Chainlink has officially launched State Pricing on mainnet, offering it in two ways: as a push-based oracle through Chainlink Data Feeds and as a pull-based option via Chainlink Data Streams. The rollout already supports assets like wstETH, GHO, LBTC, cbBTC, ezETH, tBTC, and more, with plans to keep adding new tokens, chains, and DEXs based on what users need.
Leading DeFi protocols like Aave, Lido, GMX, and Curve are already integrating State Pricing to improve how they source on-chain prices.
Michael Egorov, founder of Curve, shared his excitement:
Chainlink State Pricing builds on an idea we tested at Curve and scales it to all DEXs, bringing us closer to a world where all liquidity can safely move on-chain. I’m thrilled to see Chainlink ready to support this major shift, which is already happening.
Problem Being Solved
According to its blog, some tokens don’t see much action on big centralized exchanges, things like niche DeFi assets or tokenized real-world assets. Instead, they mostly trade on decentralized exchanges or just have low overall trading volume, even if there’s decent liquidity locked on-chain.
That makes their prices unreliable if you’re only looking at standard exchange feeds. Often, this happens because the token is new to the market and hasn’t been listed on major exchanges yet, or simply because it serves a specialized purpose that keeps trading activity limited.
Another issue is that pricing tokenized real-world assets (RWAs) isn’t as straightforward as just matching them to the value of what they represent, like cash or fund shares, because they only trade on-chain. Their price has to reflect real on-chain activity and liquidity, not just a fixed peg.
After all, things like dividend payouts, redemption risks, or market shifts can make the token’s value move differently from the underlying asset.

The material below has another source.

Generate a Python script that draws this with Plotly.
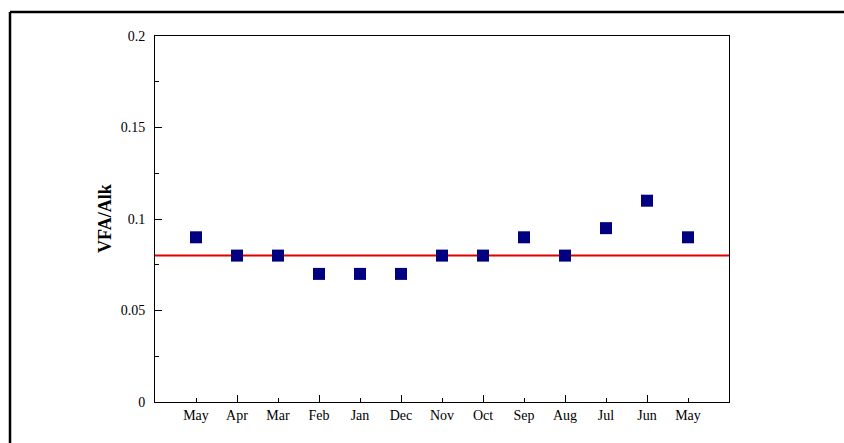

On top of that, sudden market moves like flash loans or MEV attacks can throw prices way off. That’s where Chainlink’s new State Pricing comes in.
It works alongside Chainlink’s existing pricing methods, like volume-weighted averages, liquidity-based spreads, and hybrid models that mix on-chain and off-chain data, to give a more flexible and reliable way to price assets based on how they actually trade and behave on-chain.
What’s the State Price?
State Pricing works by pulling prices straight from on-chain liquidity pools, kind of like checking the “mid-price” in an order book. The cool thing is it gives you a price even when a token hasn’t traded recently, which is a big deal for assets with low activity.
It does this by looking at multiple pools across different DEXs and chains, picking the ones with the most liquidity and volume, and then filtering out any weird data spikes caused by things like flash loans or MEV attacks.
From there, it takes snapshots at the end of each block, applies models built for specific protocols like Uniswap V3 or stableswap, and converts everything into USD using reliable benchmarks and Chainlink Data Streams. On top of all that, it constantly monitors trends and applies security checks to make sure short-term manipulation doesn’t throw the price off.
Chainlink now gives developers two ways to access pricing data: a push-based model using Chainlink Data Feeds for real-time updates, and a pull-based model with Chainlink Data Streams for on-demand queries. This flexibility means long-tail assets can be priced up to 30% more accurately while cutting volatility spikes and slippage by 25%.
The result? Smoother trades, better market transparency, smarter liquidity management, and less risk of manipulation. Thanks to this, platforms like Aave and other DeFi protocols can safely support an even wider range of assets that trade primarily on DEXs.